Donald Burrell is enjoying success in his first season in a league he believes in reinventing football.

The former Trojans' head coach is now a defensive coordinator in the Fan Controlled Football League which is a 7-on-7 league where the viewers call the offensive plays.

A plethora of high-profile names are attached to the league, including Pro Bowl running back Dalvin Cook, Super Bowl Champion Marshawn Lynch, and rapper Quavo, among many others. Donald Burrell talks about how he got involved with the league that saw 2.5 million viewers in the first week of this season.

"One of the original founders of the league actually coached me at Mississippi State University, coach John Jenkins. He knew my background as far as coaching defensive backs and he called me out of the blue and said 'Hey, I have a job that's perfect for you. You'll be a defensive coordinator, coaching defensive backs, would you like to join this league?' I had no idea about the league but I said yeah," says Burrell.

The defensive coordinator notes he did his research about the FCF immediately after the phone call and says he was very intrigued with the concept.

All the Fan Control Football League games are live-streamed on Twitch where the viewers vote on which play they want to see called during the possession. The field is also just 50 yards in length, there's no special teams play, and the game is one hour long with a continuous running clock.

Burrell describes how all these unique aspects changed his approach as a coach.

"Having to coach defensive linemen and linebackers is something I've never experienced before, and I had to learn on the go. The rules are a little bit different too," Burrell explains. "When it comes to sending pressure, you're only allowed to rush up the middle, you couldn't come off of the edge. So, I basically had to relearn football to be honest with you."

Burrell adds his scheme that he has been using for a number of years had to be completely overhauled this season but he says that was a great thing.

"I enjoyed this more than any of my other coaching experiences because it made me go back in the book, study, and rethink how to play zone coverages," says Burrell.

Prior to this, Burrell had experience coaching defensive backs for the Winnipeg Blue Bombers, was a head coach for Team Manitoba's U18 program, and most recently was the head coach at Portage Collegiate. Burrell was under the helm of the PCI Trojans from 2016 to 2020 and led the team to the championship game in 2019.

Losing in the 2019 Finals, left an extremely sour taste in his mouth as Burrell felt like he could've been better as a coach. Now having won a championship with the Zappers in the FCF this season, he feels a sense of redemption.

"I always reflect back to my time there in Portage, having the Trojans in the championship game. We went to that championship game undefeated, and we didn't win it," Burrell explains. "I always felt like I wanted another chance at a championship, and I wanted to make myself coach better. I think that's what I did this time around. I felt comfortable and felt like I was calling the right plays. This was a tremendous weight off my shoulders, winning this championship after not winning one for Portage."

While he will always feel like he could've done more to guide the Trojans to a title, Burrell says he learned some extremely valuable lessons during his time on the sideline at PCI.

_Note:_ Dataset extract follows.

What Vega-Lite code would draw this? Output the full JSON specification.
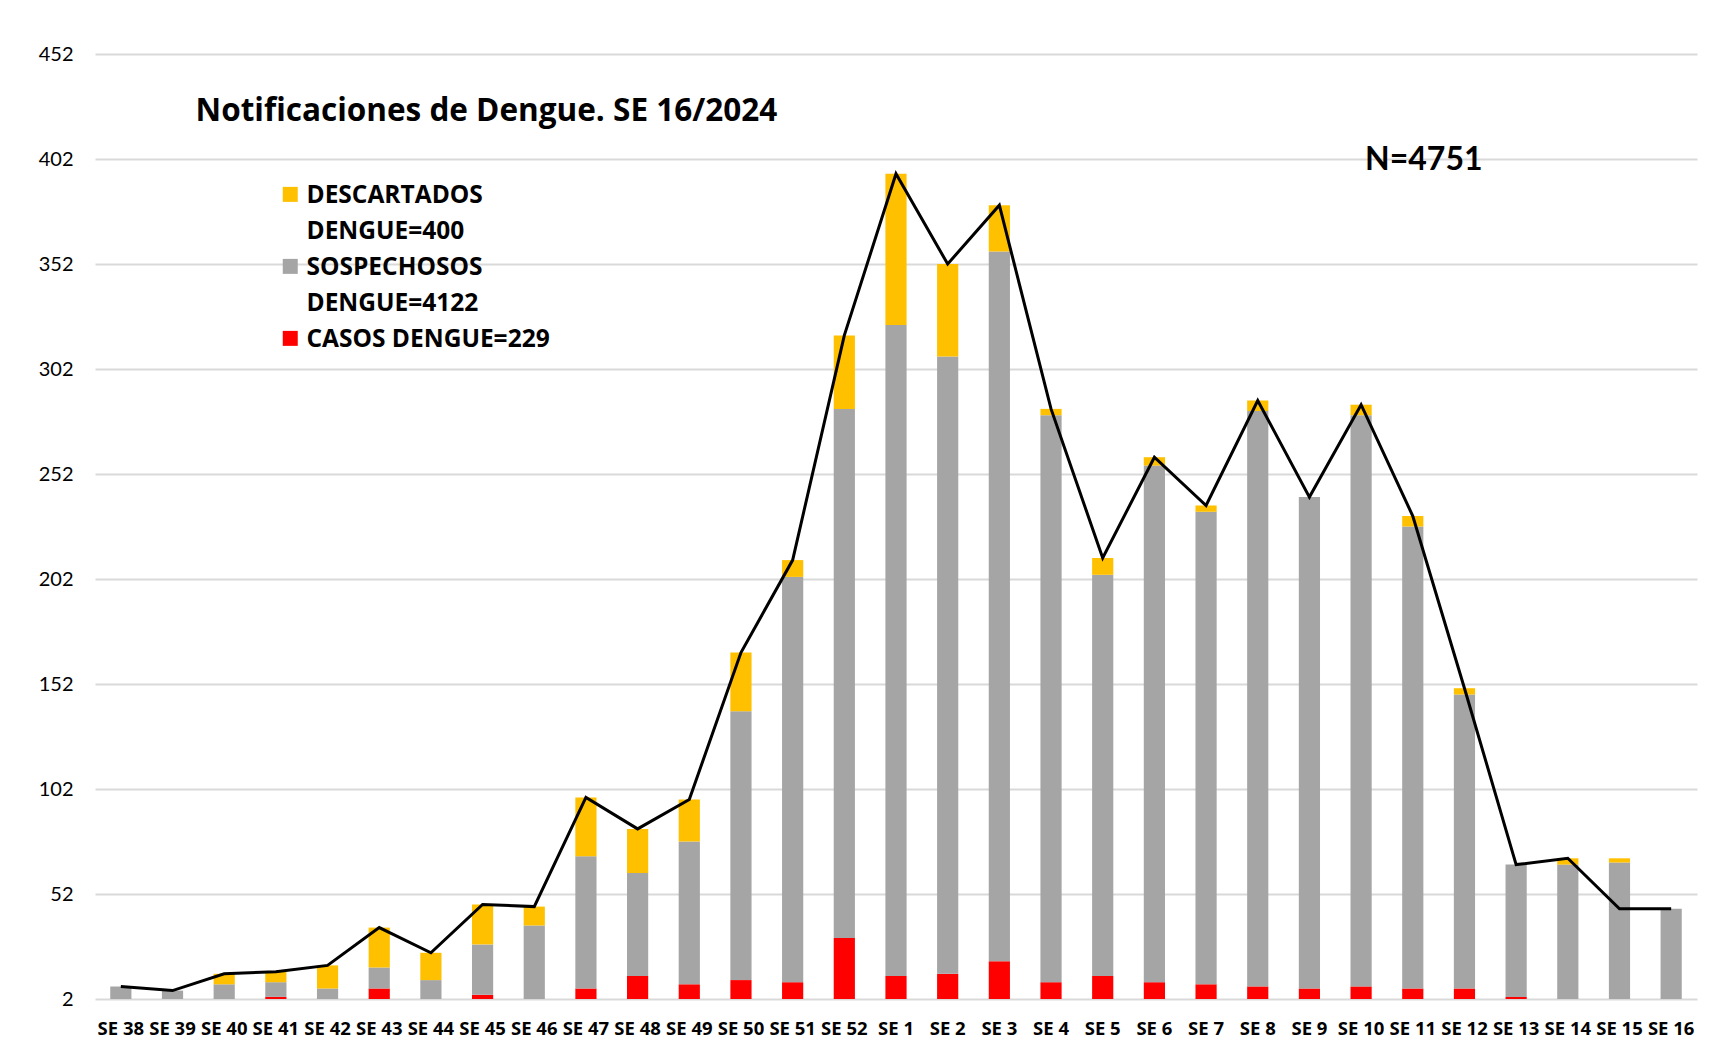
{
  "$schema": "https://vega.github.io/schema/vega-lite/v6.json",
  "width": 1602,
  "height": 945,
  "padding": {"left": 5, "top": 44, "right": 17, "bottom": 5},
  "autosize": {"type": "pad"},
  "background": "white",
  "config": {
    "font": "Lato",
    "view": {"stroke": null},
    "style": {"guide-label": {"lineHeight": 36}}
  },
  "datasets": {
    "barras": [
      {"semana": "SE 38", "serie": "CASOS DENGUE=229", "orden": 1, "n": 0},
      {"semana": "SE 38", "serie": "SOSPECHOSOS DENGUE=4122", "orden": 2, "n": 8},
      {"semana": "SE 38", "serie": "DESCARTADOS DENGUE=400", "orden": 3, "n": 0},
      {"semana": "SE 39", "serie": "CASOS DENGUE=229", "orden": 1, "n": 0},
      {"semana": "SE 39", "serie": "SOSPECHOSOS DENGUE=4122", "orden": 2, "n": 6},
      {"semana": "SE 39", "serie": "DESCARTADOS DENGUE=400", "orden": 3, "n": 0},
      {"semana": "SE 40", "serie": "CASOS DENGUE=229", "orden": 1, "n": 0},
      {"semana": "SE 40", "serie": "SOSPECHOSOS DENGUE=4122", "orden": 2, "n": 9},
      {"semana": "SE 40", "serie": "DESCARTADOS DENGUE=400", "orden": 3, "n": 5},
      {"semana": "SE 41", "serie": "CASOS DENGUE=229", "orden": 1, "n": 3},
      {"semana": "SE 41", "serie": "SOSPECHOSOS DENGUE=4122", "orden": 2, "n": 7},
      {"semana": "SE 41", "serie": "DESCARTADOS DENGUE=400", "orden": 3, "n": 5},
      {"semana": "SE 42", "serie": "CASOS DENGUE=229", "orden": 1, "n": 1},
      {"semana": "SE 42", "serie": "SOSPECHOSOS DENGUE=4122", "orden": 2, "n": 6},
      {"semana": "SE 42", "serie": "DESCARTADOS DENGUE=400", "orden": 3, "n": 11},
      {"semana": "SE 43", "serie": "CASOS DENGUE=229", "orden": 1, "n": 7},
      {"semana": "SE 43", "serie": "SOSPECHOSOS DENGUE=4122", "orden": 2, "n": 10},
      {"semana": "SE 43", "serie": "DESCARTADOS DENGUE=400", "orden": 3, "n": 19},
      {"semana": "SE 44", "serie": "CASOS DENGUE=229", "orden": 1, "n": 0},
      {"semana": "SE 44", "serie": "SOSPECHOSOS DENGUE=4122", "orden": 2, "n": 11},
      {"semana": "SE 44", "serie": "DESCARTADOS DENGUE=400", "orden": 3, "n": 13},
      {"semana": "SE 45", "serie": "CASOS DENGUE=229", "orden": 1, "n": 4},
      {"semana": "SE 45", "serie": "SOSPECHOSOS DENGUE=4122", "orden": 2, "n": 24},
      {"semana": "SE 45", "serie": "DESCARTADOS DENGUE=400", "orden": 3, "n": 19},
      {"semana": "SE 46", "serie": "CASOS DENGUE=229", "orden": 1, "n": 0},
      {"semana": "SE 46", "serie": "SOSPECHOSOS DENGUE=4122", "orden": 2, "n": 37},
      {"semana": "SE 46", "serie": "DESCARTADOS DENGUE=400", "orden": 3, "n": 9},
      {"semana": "SE 47", "serie": "CASOS DENGUE=229", "orden": 1, "n": 7},
      {"semana": "SE 47", "serie": "SOSPECHOSOS DENGUE=4122", "orden": 2, "n": 63},
      {"semana": "SE 47", "serie": "DESCARTADOS DENGUE=400", "orden": 3, "n": 28},
      {"semana": "SE 48", "serie": "CASOS DENGUE=229", "orden": 1, "n": 13},
      {"semana": "SE 48", "serie": "SOSPECHOSOS DENGUE=4122", "orden": 2, "n": 49},
      {"semana": "SE 48", "serie": "DESCARTADOS DENGUE=400", "orden": 3, "n": 21},
      {"semana": "SE 49", "serie": "CASOS DENGUE=229", "orden": 1, "n": 9},
      {"semana": "SE 49", "serie": "SOSPECHOSOS DENGUE=4122", "orden": 2, "n": 68},
      {"semana": "SE 49", "serie": "DESCARTADOS DENGUE=400", "orden": 3, "n": 20},
      {"semana": "SE 50", "serie": "CASOS DENGUE=229", "orden": 1, "n": 11},
      {"semana": "SE 50", "serie": "SOSPECHOSOS DENGUE=4122", "orden": 2, "n": 128},
      {"semana": "SE 50", "serie": "DESCARTADOS DENGUE=400", "orden": 3, "n": 28},
      {"semana": "SE 51", "serie": "CASOS DENGUE=229", "orden": 1, "n": 10},
      {"semana": "SE 51", "serie": "SOSPECHOSOS DENGUE=4122", "orden": 2, "n": 193},
      {"semana": "SE 51", "serie": "DESCARTADOS DENGUE=400", "orden": 3, "n": 8},
      {"semana": "SE 52", "serie": "CASOS DENGUE=229", "orden": 1, "n": 31},
      {"semana": "SE 52", "serie": "SOSPECHOSOS DENGUE=4122", "orden": 2, "n": 252},
      {"semana": "SE 52", "serie": "DESCARTADOS DENGUE=400", "orden": 3, "n": 35},
      {"semana": "SE 1", "serie": "CASOS DENGUE=229", "orden": 1, "n": 13},
      {"semana": "SE 1", "serie": "SOSPECHOSOS DENGUE=4122", "orden": 2, "n": 310},
      {"semana": "SE 1", "serie": "DESCARTADOS DENGUE=400", "orden": 3, "n": 72},
      {"semana": "SE 2", "serie": "CASOS DENGUE=229", "orden": 1, "n": 14},
      {"semana": "SE 2", "serie": "SOSPECHOSOS DENGUE=4122", "orden": 2, "n": 294},
      {"semana": "SE 2", "serie": "DESCARTADOS DENGUE=400", "orden": 3, "n": 44},
      {"semana": "SE 3", "serie": "CASOS DENGUE=229", "orden": 1, "n": 20},
      {"semana": "SE 3", "serie": "SOSPECHOSOS DENGUE=4122", "orden": 2, "n": 338},
      {"semana": "SE 3", "serie": "DESCARTADOS DENGUE=400", "orden": 3, "n": 22},
      {"semana": "SE 4", "serie": "CASOS DENGUE=229", "orden": 1, "n": 10},
      {"semana": "SE 4", "serie": "SOSPECHOSOS DENGUE=4122", "orden": 2, "n": 270},
      {"semana": "SE 4", "serie": "DESCARTADOS DENGUE=400", "orden": 3, "n": 3},
      {"semana": "SE 5", "serie": "CASOS DENGUE=229", "orden": 1, "n": 13},
      {"semana": "SE 5", "serie": "SOSPECHOSOS DENGUE=4122", "orden": 2, "n": 191},
      {"semana": "SE 5", "serie": "DESCARTADOS DENGUE=400", "orden": 3, "n": 8},
      {"semana": "SE 6", "serie": "CASOS DENGUE=229", "orden": 1, "n": 10},
      {"semana": "SE 6", "serie": "SOSPECHOSOS DENGUE=4122", "orden": 2, "n": 246},
      {"semana": "SE 6", "serie": "DESCARTADOS DENGUE=400", "orden": 3, "n": 4},
      {"semana": "SE 7", "serie": "CASOS DENGUE=229", "orden": 1, "n": 9},
      {"semana": "SE 7", "serie": "SOSPECHOSOS DENGUE=4122", "orden": 2, "n": 225},
      {"semana": "SE 7", "serie": "DESCARTADOS DENGUE=400", "orden": 3, "n": 3},
      {"semana": "SE 8", "serie": "CASOS DENGUE=229", "orden": 1, "n": 8},
      {"semana": "SE 8", "serie": "SOSPECHOSOS DENGUE=4122", "orden": 2, "n": 274},
      {"semana": "SE 8", "serie": "DESCARTADOS DENGUE=400", "orden": 3, "n": 5},
      {"semana": "SE 9", "serie": "CASOS DENGUE=229", "orden": 1, "n": 7},
      {"semana": "SE 9", "serie": "SOSPECHOSOS DENGUE=4122", "orden": 2, "n": 234},
      {"semana": "SE 9", "serie": "DESCARTADOS DENGUE=400", "orden": 3, "n": 0},
      {"semana": "SE 10", "serie": "CASOS DENGUE=229", "orden": 1, "n": 8},
      {"semana": "SE 10", "serie": "SOSPECHOSOS DENGUE=4122", "orden": 2, "n": 272},
      {"semana": "SE 10", "serie": "DESCARTADOS DENGUE=400", "orden": 3, "n": 5},
      {"semana": "SE 11", "serie": "CASOS DENGUE=229", "orden": 1, "n": 7},
      {"semana": "SE 11", "serie": "SOSPECHOSOS DENGUE=4122", "orden": 2, "n": 220},
      {"semana": "SE 11", "serie": "DESCARTADOS DENGUE=400", "orden": 3, "n": 5},
      {"semana": "SE 12", "serie": "CASOS DENGUE=229", "orden": 1, "n": 7},
      {"semana": "SE 12", "serie": "SOSPECHOSOS DENGUE=4122", "orden": 2, "n": 140},
      {"semana": "SE 12", "serie": "DESCARTADOS DENGUE=400", "orden": 3, "n": 3},
      {"semana": "SE 13", "serie": "CASOS DENGUE=229", "orden": 1, "n": 3},
      {"semana": "SE 13", "serie": "SOSPECHOSOS DENGUE=4122", "orden": 2, "n": 63},
      {"semana": "SE 13", "serie": "DESCARTADOS DENGUE=400", "orden": 3, "n": 0},
      {"semana": "SE 14", "serie": "CASOS DENGUE=229", "orden": 1, "n": 1},
      {"semana": "SE 14", "serie": "SOSPECHOSOS DENGUE=4122", "orden": 2, "n": 65},
      {"semana": "SE 14", "serie": "DESCARTADOS DENGUE=400", "orden": 3, "n": 3},
      {"semana": "SE 15", "serie": "CASOS DENGUE=229", "orden": 1, "n": 0},
      {"semana": "SE 15", "serie": "SOSPECHOSOS DENGUE=4122", "orden": 2, "n": 67},
      {"semana": "SE 15", "serie": "DESCARTADOS DENGUE=400", "orden": 3, "n": 2},
      {"semana": "SE 16", "serie": "CASOS DENGUE=229", "orden": 1, "n": 0},
      {"semana": "SE 16", "serie": "SOSPECHOSOS DENGUE=4122", "orden": 2, "n": 45},
      {"semana": "SE 16", "serie": "DESCARTADOS DENGUE=400", "orden": 3, "n": 0}
    ],
    "linea": [
      {"semana": "SE 38", "total": 8},
      {"semana": "SE 39", "total": 6},
      {"semana": "SE 40", "total": 14},
      {"semana": "SE 41", "total": 15},
      {"semana": "SE 42", "total": 18},
      {"semana": "SE 43", "total": 36},
      {"semana": "SE 44", "total": 24},
      {"semana": "SE 45", "total": 47},
      {"semana": "SE 46", "total": 46},
      {"semana": "SE 47", "total": 98},
      {"semana": "SE 48", "total": 83},
      {"semana": "SE 49", "total": 97},
      {"semana": "SE 50", "total": 167},
      {"semana": "SE 51", "total": 211},
      {"semana": "SE 52", "total": 318},
      {"semana": "SE 1", "total": 395},
      {"semana": "SE 2", "total": 352},
      {"semana": "SE 3", "total": 380},
      {"semana": "SE 4", "total": 283},
      {"semana": "SE 5", "total": 212},
      {"semana": "SE 6", "total": 260},
      {"semana": "SE 7", "total": 237},
      {"semana": "SE 8", "total": 287},
      {"semana": "SE 9", "total": 241},
      {"semana": "SE 10", "total": 285},
      {"semana": "SE 11", "total": 232},
      {"semana": "SE 12", "total": 150},
      {"semana": "SE 13", "total": 66},
      {"semana": "SE 14", "total": 69},
      {"semana": "SE 15", "total": 45},
      {"semana": "SE 16", "total": 45}
    ]
  },
  "encoding": {
    "x": {
      "field": "semana",
      "type": "nominal",
      "title": null,
      "scale": {
        "domain": ["SE 38", "SE 39", "SE 40", "SE 41", "SE 42", "SE 43", "SE 44", "SE 45", "SE 46", "SE 47", "SE 48", "SE 49", "SE 50", "SE 51", "SE 52", "SE 1", "SE 2", "SE 3", "SE 4", "SE 5", "SE 6", "SE 7", "SE 8", "SE 9", "SE 10", "SE 11", "SE 12", "SE 13", "SE 14", "SE 15", "SE 16"],
        "paddingInner": 0.59,
        "paddingOuter": 0.295
      },
      "axis": {
        "labelAngle": 0,
        "labelFont": "Open Sans",
        "labelFontWeight": "bold",
        "labelFontSize": 18.5,
        "labelColor": "#000000",
        "labelPadding": 20,
        "labelOverlap": false,
        "ticks": false,
        "domain": false,
        "grid": false
      }
    }
  },
  "layer": [
    {
      "data": {"name": "barras"},
      "mark": {"type": "bar", "clip": true},
      "encoding": {
        "y": {
          "field": "n",
          "type": "quantitative",
          "stack": "zero",
          "title": null,
          "scale": {"domain": [2, 452], "nice": false, "zero": false},
          "axis": {
            "values": [2, 52, 102, 152, 202, 252, 302, 352, 402, 452],
            "grid": true,
            "gridColor": "#D9D9D9",
            "gridWidth": 1.8,
            "domain": false,
            "ticks": false,
            "labelFont": "Lato",
            "labelFontSize": 20,
            "labelColor": "#000000",
            "labelPadding": 22,
            "minExtent": 90,
            "maxExtent": 90
          }
        },
        "color": {
          "field": "serie",
          "type": "nominal",
          "scale": {
            "domain": ["DESCARTADOS DENGUE=400", "SOSPECHOSOS DENGUE=4122", "CASOS DENGUE=229"],
            "range": ["#FFC000", "#A5A5A5", "#FF0000"]
          },
          "legend": {
            "orient": "none",
            "legendX": 183,
            "legendY": 118,
            "title": null,
            "symbolType": "M-1,0.35H1V2.35H-1Z",
            "symbolSize": 225,
            "symbolStrokeWidth": 0,
            "labelFont": "Open Sans",
            "labelFontSize": 24.5,
            "labelFontWeight": "bold",
            "labelColor": "#000000",
            "labelBaseline": "top",
            "labelOffset": 4,
            "labelLimit": 500,
            "rowPadding": 0,
            "labelExpr": "datum.label == 'CASOS DENGUE=229' ? datum.label : split(datum.label, ' ')"
          }
        },
        "order": {"field": "orden", "type": "quantitative"}
      }
    },
    {
      "data": {"name": "linea"},
      "mark": {"type": "line", "color": "#000000", "strokeWidth": 3},
      "encoding": {
        "y": {"field": "total", "type": "quantitative"}
      }
    },
    {
      "data": {"values": [{}]},
      "mark": {"type": "text", "font": "Open Sans", "fontWeight": "bold", "fontSize": 31.5, "align": "left", "baseline": "alphabetic", "dx": 23, "color": "#000000"},
      "encoding": {
        "x": {"datum": "SE 39"},
        "y": {"datum": 420},
        "text": {"value": "Notificaciones de Dengue. SE 16/2024"}
      }
    },
    {
      "data": {"values": [{}]},
      "mark": {"type": "text", "font": "Lato", "fontWeight": "bold", "fontSize": 32, "align": "left", "baseline": "alphabetic", "dx": 4, "color": "#000000"},
      "encoding": {
        "x": {"datum": "SE 10"},
        "y": {"datum": 397},
        "text": {"value": "N=4751"}
      }
    }
  ]
}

"The big thing I took away from my Portage experience is the importance of building team unity, building team comradery, and building relationships with players," Burrell continues. "I'm building my relationships with these professional football players the same way I would with the players and staff in Portage. I make sure to enjoy it and embrace the moment, which is something I came away with from the Portage experience."

The defensive coordinator is extremely optimistic for the future of this league as he believes it will be a branch for pro players to showcase their skills in the summer to potentially earn a CFL or NFL contract. He says after just two seasons of existence, the FCF has a ton of opportunities to continue growing.

"I think this is going to be a tremendous league, simply because of the fan involvement. I'm not totally sure of the exact numbers, but I think last year we had 10 million fans tune in, and this year we had 20 million," says Burrell. "The fan support is improving to the point where owners are talking about adding more teams. I find it very exciting as there's nothing more popular than what we're doing in the spring."

While he was on the defensive side of the ball, Burrell also shared a locker room for a good portion of the year with the highest-profile player in the league, Pro Football Hall of Fame inductee, Terrell Owens. The NFL's second all-time leader in receiving yards joined the FCF this season at 48-years-old as he has been looking to make an NFL comeback.

Burrell says he was like a kid in a candy store his first time seeing Owens walk into the arena, noting the receiver was in way better shape than most people expected. Burrell notes it was huge for the league to have him involved.

"He was a tremendously good influence for this program and this league. I hope he stays with us next season," Burrell continues. "He's the total opposite of all the negative stuff you read about him. He is such a good guy and to watch him with the kids when they want his autograph, he's personable, he chats with them, and looks them in the eye. All of that negative media portrayal is not the Terrell Owens we had this year with the Fan Control Football League."

The former Trojans' head coach is thrilled to be a part of the potential football revolution that is the Fan Control Football League.